6)         As your Good Shepherd He walks with you through the Valley of the Shadow of Death, not just at the moment of death but every day, for in the midst of life we are always in death. He comforts you with His rod and staff, which remind you that He is mighty to save and deliver you from all the power of the devil and to defend you from all the enemy’s fiery darts. He prepares His table before us each Lord’s Day, by which He nourishes our souls with His very own body and blood offered up on the cross for our sins. He attends us daily as our Good Shepherd and gives us every good gift and every perfect gift so that we are able to say, even in adversity, “my cup runneth over” (Psalm 23:5). We confess with David, “Surely goodness and mercy shall follow me all the days of my life” (Psalm 23:6), because Christ is the fullness of God’s goodness toward us and He is always with us, for He has said, “Lo, I am with you always, even to the end of the age” (Matthew 28:20). “The earth is full of the goodness of the LORD,” and we enjoy the goodness of the Lord that we experience in the creation.

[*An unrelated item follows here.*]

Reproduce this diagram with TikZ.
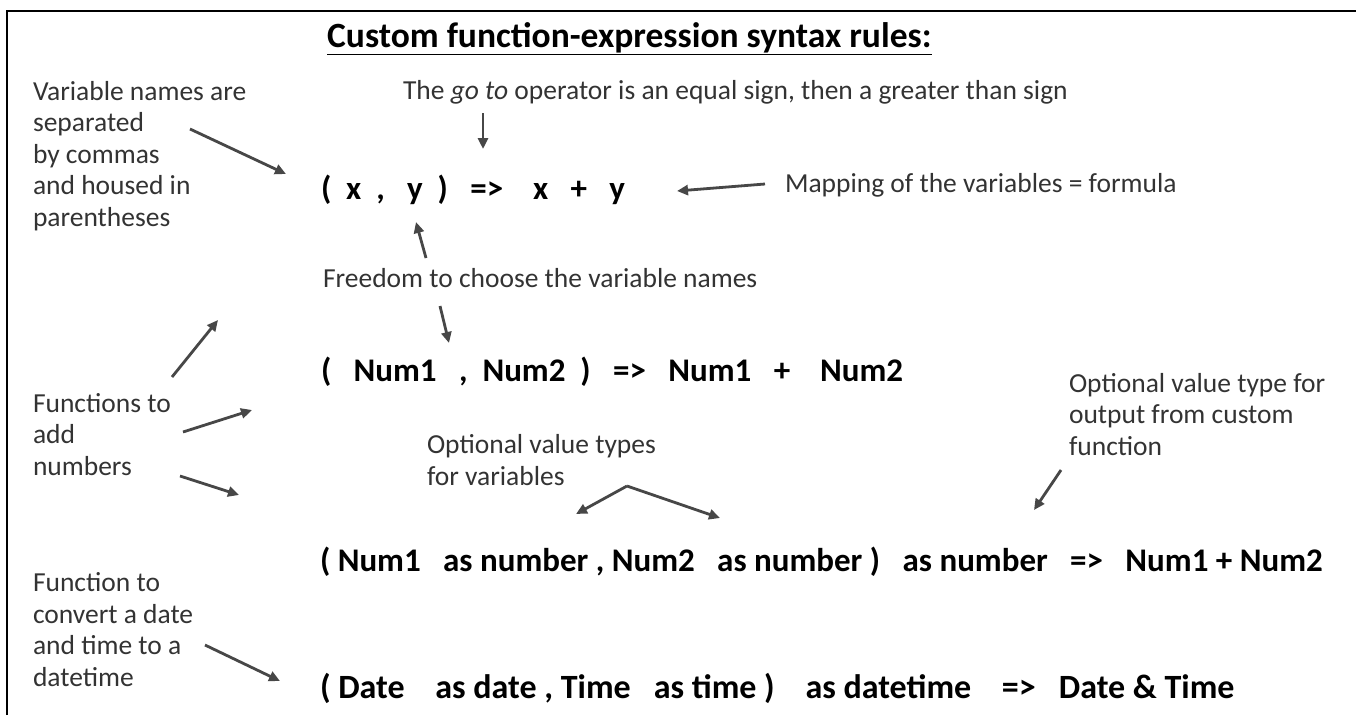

But we rejoice all the more that the goodness of the Lord and His mercy follows us each day and into eternity through faith in Christ. He is the Good Shepherd. He has laid down His life to pay for our sins. He has taken it back up again in the resurrection so that we might have everlasting life. He leads us to His Word, feeds us with His Sacraments, and give us all that we need. The earth is full of the goodness of Lord and in Christ Jesus we see just how good the goodness of the Lord truly is. Amen.

May the peace of God which passes all human understanding guard your hearts and minds through faith in Christ Jesus our Lord. Amen.